→ **Source data**:
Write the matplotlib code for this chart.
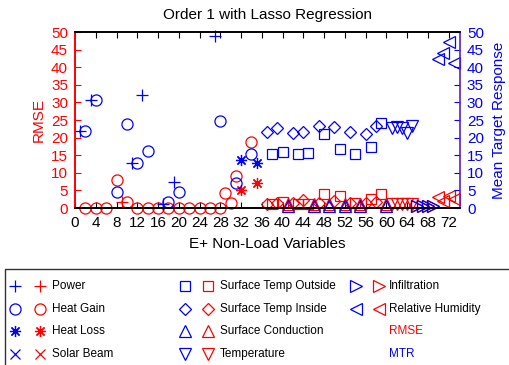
import numpy as np
import matplotlib.pyplot as plt

plt.rcParams['font.family'] = ['Liberation Sans', 'DejaVu Sans']

nan = np.nan

# x index of each variable, RMSE (red, left axis) and MTR (blue, right axis)
# nan = not shown in the picture
power_x = [1, 3, 9, 11, 13, 17, 19, 27]
power_rmse = [nan, nan, 1.8, nan, nan, nan, nan, nan]
power_mtr = [22.0, 30.8, nan, 12.7, 32.2, 1.0, 7.3, 49.0]

gain_x = [2, 4, 6, 8, 10, 12, 14, 16, 18, 20, 22, 24, 26, 28, 29, 30, 31, 34]
gain_rmse = [0, 0, 0, 8.0, 1.8, 0, 0, 0, 0, 0, 0, 0, 0, 0, 4.2, 1.4, 9.2, 18.7]
gain_mtr = [22.0, 30.8, nan, 4.5, 23.9, 12.7, 16.1, nan, 1.8, 4.5,
            nan, nan, nan, 24.6, nan, nan, 7.2, 15.4]

loss_x = [32, 35]
loss_rmse = [5.0, 7.0]
loss_mtr = [13.5, 12.7]

solar_x = []
solar_rmse = []
solar_mtr = []

stout_x = [38, 40, 43, 45, 48, 51, 54, 57, 59]
stout_rmse = [1.0, 1.6, 1.2, 1.2, 4.0, 3.3, 1.5, 2.5, 4.0]
stout_mtr = [15.2, 16.0, 15.4, 15.6, 20.9, 16.9, 15.4, 17.3, 24.2]

stin_x = [37, 39, 42, 44, 47, 50, 53, 56, 58]
stin_rmse = [1.2, 1.5, 1.5, 2.2, 1.5, 2.0, 1.5, 1.5, 1.8]
stin_mtr = [21.7, 22.8, 21.2, 21.6, 23.2, 22.9, 21.6, 20.9, 23.4]

cond_x = [41, 46, 49, 52, 55, 60]
cond_rmse = [1.2, 1.0, 1.0, 1.0, 1.2, 1.0]
cond_mtr = [0.5, 0.5, 0.5, 0.5, 0.5, 0.5]

temp_x = [61, 62, 63, 64, 65]
temp_rmse = [1.0, 1.0, 1.0, 1.0, 1.0]
temp_mtr = [22.6, 23.0, 22.8, 21.2, 23.2]

inf_x = [66, 67, 68, 69]
inf_rmse = [0.5, 0.5, 0.5, 0.5]
inf_mtr = [0.5, 0.5, 0.5, 0.5]

rh_x = [70, 71, 72, 73]
rh_rmse = [3.0, 2.0, 3.5, 2.5]
rh_mtr = [42.4, 44.0, 47.1, 41.1]

names = ['Power', 'Heat Gain', 'Heat Loss', 'Solar Beam', 'Surface Temp Outside',
         'Surface Temp Inside', 'Surface Conduction', 'Temperature', 'Infiltration',
         'Relative Humidity']
xs_all = [power_x, gain_x, loss_x, solar_x, stout_x, stin_x, cond_x, temp_x, inf_x, rh_x]
rmse_all = [power_rmse, gain_rmse, loss_rmse, solar_rmse, stout_rmse, stin_rmse,
            cond_rmse, temp_rmse, inf_rmse, rh_rmse]
mtr_all = [power_mtr, gain_mtr, loss_mtr, solar_mtr, stout_mtr, stin_mtr,
           cond_mtr, temp_mtr, inf_mtr, rh_mtr]
markers = ['+', 'o', (8, 2, 0), 'x', 's', 'D', '^', 'v', '>', '<']
msizes = [8.5, 8, 8, 6.5, 7, 6, 8, 8, 8, 8]

red = '#ff0000'
blue = '#0000ff'

fig = plt.figure(figsize=(5.1, 3.65), dpi=100)
ax = fig.add_axes([75/510, 1-208/365, 385/510, 176/365])
ax2 = ax.twinx()

for m, ms, xs, rm in zip(markers, msizes, xs_all, rmse_all):
    ax.plot(xs, rm, linestyle='none', marker=m, ms=ms, mfc='none', mec=red, mew=0.9, clip_on=False)
for m, ms, xs, mt in zip(markers, msizes, xs_all, mtr_all):
    ax2.plot(xs, mt, linestyle='none', marker=m, ms=ms, mfc='none', mec=blue, mew=0.9, clip_on=False)

ax.set_xlim(0, 74.2)
ax.set_ylim(0, 50)
ax2.set_ylim(0, 50)
ax.set_xticks(np.arange(0, 73, 4))
ax.set_yticks(np.arange(0, 51, 5))
ax2.set_yticks(np.arange(0, 51, 5))

ax.tick_params(axis='x', direction='in', top=True, length=4, labelsize=11, pad=6)
ax.tick_params(axis='y', direction='in', colors=red, length=4, labelsize=11, pad=5)
ax2.tick_params(axis='y', direction='in', colors=blue, length=4, labelsize=11, pad=5)
ax.spines['left'].set_color(red)
ax2.spines['left'].set_color(red)
ax2.spines['right'].set_color('#5a1ec8')
ax.spines['right'].set_visible(False)
for a in (ax, ax2):
    for s in a.spines.values():
        s.set_linewidth(1.2)

ax.set_ylabel('RMSE', color=red, fontsize=11, labelpad=4)
ax2.set_ylabel('Mean Target Response', color=blue, fontsize=11, labelpad=6)
ax.set_xlabel('E+ Non-Load Variables', fontsize=11, labelpad=5)
ax.set_title('Order 1 with Lasso Regression', fontsize=11, pad=9)

# legend drawn in pixel coordinates
lg = fig.add_axes([0, 0, 1, 1])
lg.set_xlim(0, 510)
lg.set_ylim(365, 0)
lg.axis('off')
lg.add_patch(plt.Rectangle((5, 269), 520, 110, fill=False, ec='#333333', lw=1))
rows = [286, 309, 331, 354]
cols = [(15, 40, 52), (185, 208, 220), (356, 379, 389)]
for i, (name, m, ms) in enumerate(zip(names, markers, msizes)):
    c = cols[i // 4]
    r = rows[i % 4]
    lg.plot([c[0]], [r], linestyle='none', marker=m, ms=ms, mfc='none', mec=blue, mew=0.9)
    lg.plot([c[1]], [r], linestyle='none', marker=m, ms=ms, mfc='none', mec=red, mew=0.9)
    lg.text(c[2], r, name, fontsize=8.5, va='center', ha='left')
lg.text(cols[2][2], rows[2], 'RMSE', color=red, fontsize=8.5, va='center', ha='left')
lg.text(cols[2][2], rows[3], 'MTR', color=blue, fontsize=8.5, va='center', ha='left')

fig.savefig('out.png', dpi=100)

→ **Exercise goal**: Of the lines in the material, how many hold the word "matplotlib"? Reply with the number only.

→ **Response for this exercise**: 2